Title: A Study of a New Way to Treat Children and Young Adults With a Brain Tumor Called NGGCT
Principal investigator: Shannon M. MacDonald
Children’s Oncology Group
This phase II trial studies the best approach to combine chemotherapy and radiation therapy (RT) based on the patient’s response to induction chemotherapy in patients with non-germinomatous germ cell tumors (NGGCT) that have not spread to other parts of the brain or body (localized). This study has two goals: 1) optimizing radiation for patients who respond well to induction chemotherapy to diminish spinal cord relapses, and 2) utilizing higher dose chemotherapy followed by conventional RT in patients who did not respond to induction chemotherapy. Chemotherapy drugs, such as carboplatin, etoposide, ifosfamide, and thiotepa, work in different ways to stop the growth of tumor cells, either by killing the cells, preventing them from dividing, or stopping them from spreading. Radiation therapy uses high-energy x-rays or high-energy protons to kill tumor cells and shrink tumors. Studies have shown that patients with newly-diagnosed localized NGGCT, whose disease responds well to chemotherapy before receiving radiation therapy, are more likely to be free of the disease for a longer time than patients for whom the chemotherapy does not efficiently eliminate or reduce the size of the tumor. This study aims to see how well the tumors respond to induction chemotherapy to decide what treatment to give next. Some patients will be given RT to the spine and a portion of the brain. Others will be given high-dose chemotherapy and a stem cell transplant before RT to the whole brain and spine.
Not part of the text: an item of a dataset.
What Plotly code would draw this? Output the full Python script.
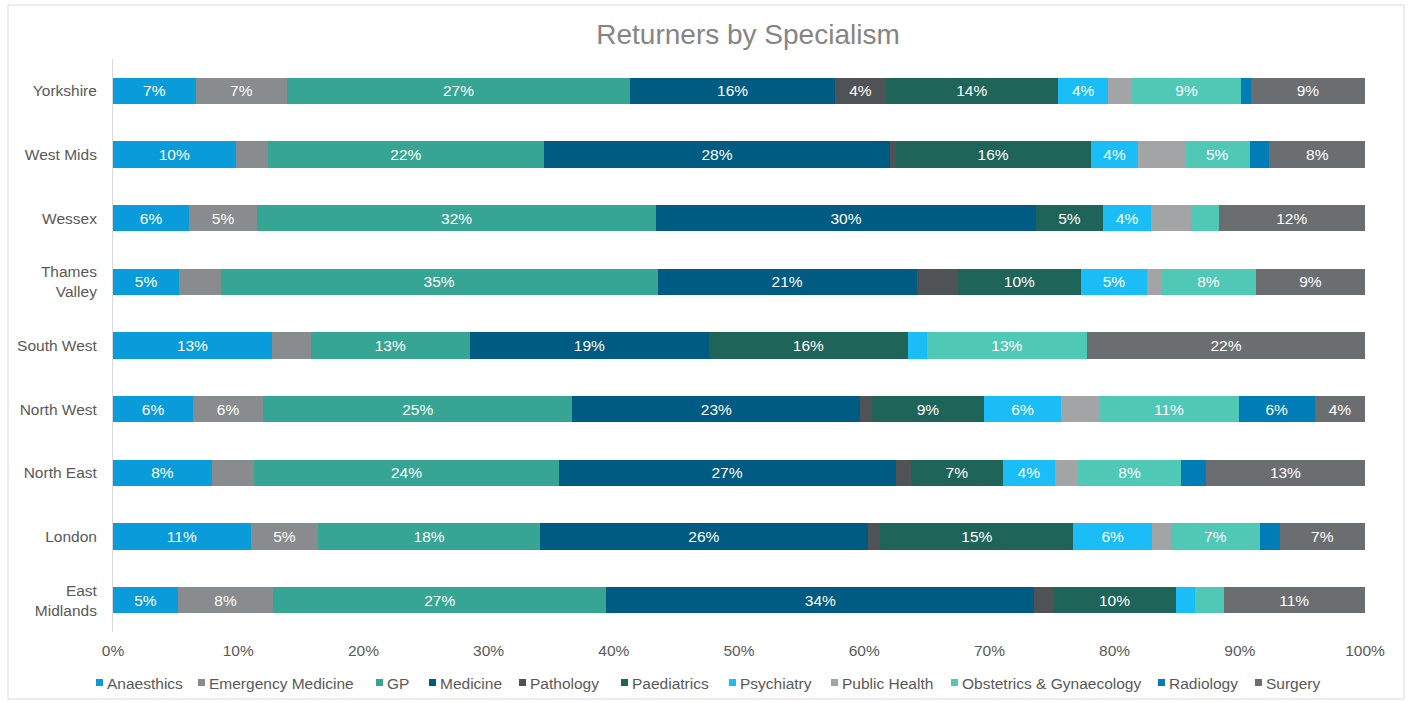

Giving treatment based on the response to induction chemotherapy may lower the side effects of radiation in some patients and adjust the therapy to a more efficient one for other patients with localized NGGCT.
Title: Fluorescence Detection of Adult Primary Central Nervous System Tumors With Tozuleristide and the Canvas System
Principal investigator: John Yu, MD
Cedars-Sinai Medical Center
Los Angeles, CA
The purpose of this study is to examine the use of tozuleristide and the Canvas imaging system during surgical resection of primary central nervous system tumors, to identify which tumor types demonstrate detectable fluorescence following administration of 24 mg tozuleristide and imaged with the Canvas imaging system during surgical resection, and, among tumors that demonstrate fluorescence, to estimate the true positive rate and true negative rate of fluorescence in tissue biopsies, as well as sensitivity and specificity of tozuleristide fluorescence for distinguishing tumor from non-tumoral tissue. The secondary objectives of the study include evaluating the safety of tozuleristide and the Canvas imaging system and determining if the presence of residual fluorescence at the time of surgery corresponds to residual tumor evident on post-operative MRI images or if the absence of fluorescence corresponds to evidence of no gross residual tumor on post-operative magnetic resonance imaging (MRI).